*DATA PROVIDED*.
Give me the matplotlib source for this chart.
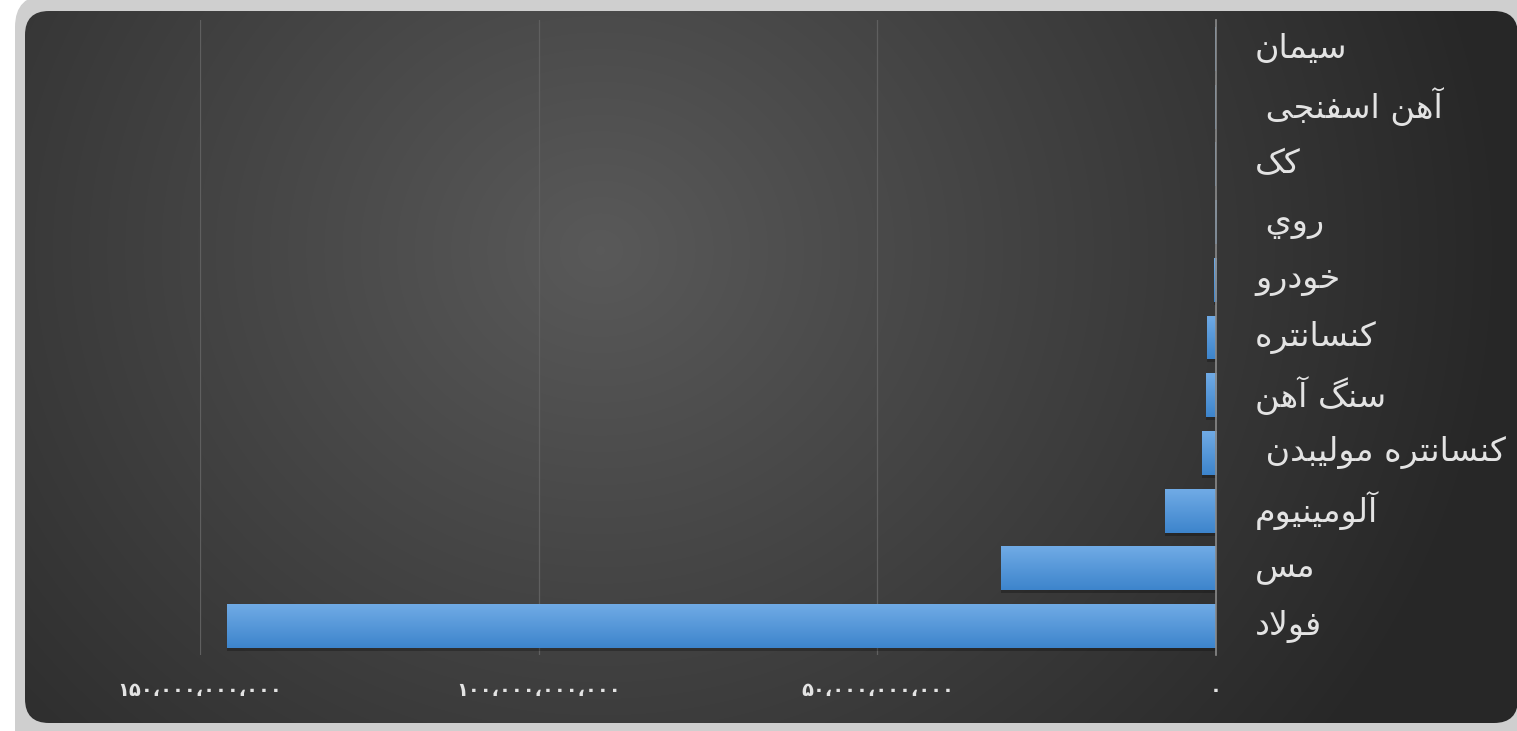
import numpy as np
import matplotlib.pyplot as plt
import matplotlib.transforms as mtransforms
from matplotlib.patches import FancyBboxPatch
from matplotlib.ticker import FuncFormatter

# داده ها
products = ['سیمان', 'آهن اسفنجی ', 'کک', 'روي ', 'خودرو', 'کنسانتره', 'سنگ آهن',
            'کنسانتره مولیبدن ', 'آلومینیوم', 'مس', 'فولاد']
values = [0.08e9, 0.12e9, 0.10e9, 0.15e9, 0.35e9, 1.3e9, 1.5e9, 2.1e9, 7.5e9, 31.7e9, 146.0e9]
x_ticks = [0, 50e9, 100e9, 150e9]

# forms: isolated, final, initial, medial (None => no left joining)
FORMS = {
    'ا': (0xFE8D, 0xFE8E, None, None),
    'آ': (0xFE81, 0xFE82, None, None),
    'ب': (0xFE8F, 0xFE90, 0xFE91, 0xFE92),
    'ت': (0xFE95, 0xFE96, 0xFE97, 0xFE98),
    'ج': (0xFE9D, 0xFE9E, 0xFE9F, 0xFEA0),
    'خ': (0xFEA5, 0xFEA6, 0xFEA7, 0xFEA8),
    'د': (0xFEA9, 0xFEAA, None, None),
    'ر': (0xFEAD, 0xFEAE, None, None),
    'س': (0xFEB1, 0xFEB2, 0xFEB3, 0xFEB4),
    'ف': (0xFED1, 0xFED2, 0xFED3, 0xFED4),
    'ل': (0xFEDD, 0xFEDE, 0xFEDF, 0xFEE0),
    'م': (0xFEE1, 0xFEE2, 0xFEE3, 0xFEE4),
    'ن': (0xFEE5, 0xFEE6, 0xFEE7, 0xFEE8),
    'ه': (0xFEE9, 0xFEEA, 0xFEEB, 0xFEEC),
    'و': (0xFEED, 0xFEEE, None, None),
    'ي': (0xFEF1, 0xFEF2, 0xFEF3, 0xFEF4),
    'ی': (0xFBFC, 0xFBFD, 0xFBFE, 0xFBFF),
    'ک': (0xFB8E, 0xFB8F, 0xFB90, 0xFB91),
    'گ': (0xFB92, 0xFB93, 0xFB94, 0xFB95),
}
LAM_ALEF = {'ا': (0xFEFB, 0xFEFC), 'آ': (0xFEF5, 0xFEF6)}


def shape(text):
    """simple arabic/persian shaping + reverse for LTR renderer"""
    out = []
    i = 0
    n = len(text)
    while i < n:
        c = text[i]
        if c not in FORMS:
            out.append(c)
            i += 1
            continue
        prev = text[i - 1] if i > 0 else ''
        prev_join = prev in FORMS and FORMS[prev][2] is not None
        if c == 'ل' and i + 1 < n and text[i + 1] in LAM_ALEF:
            iso, fin = LAM_ALEF[text[i + 1]]
            out.append(chr(fin if prev_join else iso))
            i += 2
            continue
        nxt = text[i + 1] if i + 1 < n else ''
        next_join = nxt in FORMS and FORMS[c][2] is not None
        f = FORMS[c]
        if prev_join and next_join:
            g = f[3]
        elif prev_join:
            g = f[1]
        elif next_join:
            g = f[2]
        else:
            g = f[0]
        out.append(chr(g))
        i += 1
    return ''.join(out[::-1])


def fa_number(v, pos=None):
    s = '{:,}'.format(int(round(v)))
    digits = '۰۱۲۳۴۵۶۷۸۹'
    return ''.join(digits[int(ch)] if ch.isdigit() else '،' for ch in s)


W, H = 1517, 731
fig = plt.figure(figsize=(W / 100, H / 100), dpi=100, facecolor='white')

# background
bg = fig.add_axes([0, 0, 1, 1], zorder=0)
bg.set_xlim(0, W)
bg.set_ylim(H, 0)
bg.axis('off')
outer = FancyBboxPatch((15, -5), 1560, 780, boxstyle='round,pad=0,rounding_size=32',
                       fc='#cfcfcf', ec='none')
bg.add_patch(outer)
inner = FancyBboxPatch((25, 11), 1493, 712, boxstyle='round,pad=0,rounding_size=24',
                       fc='none', ec='none')
bg.add_patch(inner)
yy, xx = np.mgrid[0:H, 0:W]
r = np.sqrt((xx - 600) ** 2 + ((yy - 250) * 1.1) ** 2) / 900.0
r = np.clip(r, 0, 1)
c0, c1 = 0.35, 0.155
shade = c0 + (c1 - c0) * r
img = np.dstack([shade, shade, shade])
im = bg.imshow(img, extent=[0, W, H, 0], aspect='auto', zorder=1)
im.set_clip_path(inner)

# main chart
ax = fig.add_axes([200 / W, 76 / H, 1016 / W, 635 / H], zorder=1)
ax.set_facecolor('none')
y = np.arange(len(products))
bh = 0.76

ax.barh(y + 0.05, values, height=bh, color='black', alpha=0.25, zorder=2)
bars = ax.barh(y, values, height=bh, color='#4f93d8', zorder=3)
grad = np.linspace(0, 1, 64).reshape(-1, 1)
top = np.array([0.44, 0.67, 0.90])
bot = np.array([0.24, 0.52, 0.80])
gimg = top + (bot - top) * grad[:, :, None]
for b in bars:
    x0, y0 = b.get_x(), b.get_y()
    gi = ax.imshow(gimg, extent=[x0, x0 + b.get_width(), y0 + b.get_height(), y0],
                   aspect='auto', zorder=4, interpolation='bilinear')
    gi.set_clip_path(b)

ax.set_xlim(150e9, 0)
ax.set_ylim(len(products) - 0.5, -0.5)
ax.set_xticks(x_ticks)
ax.xaxis.set_major_formatter(FuncFormatter(fa_number))
ax.grid(axis='x', color='#5f5f5f', lw=0.9, zorder=1)
ax.set_axisbelow(True)
for s in ['left', 'top', 'bottom']:
    ax.spines[s].set_visible(False)
ax.spines['right'].set_color('#8a8a8a')
ax.spines['right'].set_linewidth(1.2)
ax.spines['right'].set_zorder(5)

ax.yaxis.tick_right()
ax.set_yticks(y)
ax.set_yticklabels([shape(p) for p in products])
ax.tick_params(axis='y', length=0, pad=28, labelsize=24, labelcolor='#e3e3e3')
ax.tick_params(axis='x', length=0, pad=19, labelsize=14, labelcolor='#e3e3e3')
for t in ax.get_xticklabels():
    t.set_fontweight('bold')
# labels sit a little above the bar centres
shift = mtransforms.ScaledTranslation(0, 4 / 100, fig.dpi_scale_trans)
for t in ax.get_yticklabels():
    t.set_transform(t.get_transform() + shift)

fig.savefig('out.png', dpi=100, facecolor='white')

*WRITTEN EXERCISE*. Write out exactly the lines between the start of the data and the line with "x_ticks = [0, 50e9, 100e9, 150e9]", including both, but none of the pictures.

*ANSWER TO THIS TASK*.
Give me the matplotlib source for this chart.
import numpy as np
import matplotlib.pyplot as plt
import matplotlib.transforms as mtransforms
from matplotlib.patches import FancyBboxPatch
from matplotlib.ticker import FuncFormatter

# داده ها
products = ['سیمان', 'آهن اسفنجی ', 'کک', 'روي ', 'خودرو', 'کنسانتره', 'سنگ آهن',
            'کنسانتره مولیبدن ', 'آلومینیوم', 'مس', 'فولاد']
values = [0.08e9, 0.12e9, 0.10e9, 0.15e9, 0.35e9, 1.3e9, 1.5e9, 2.1e9, 7.5e9, 31.7e9, 146.0e9]
x_ticks = [0, 50e9, 100e9, 150e9]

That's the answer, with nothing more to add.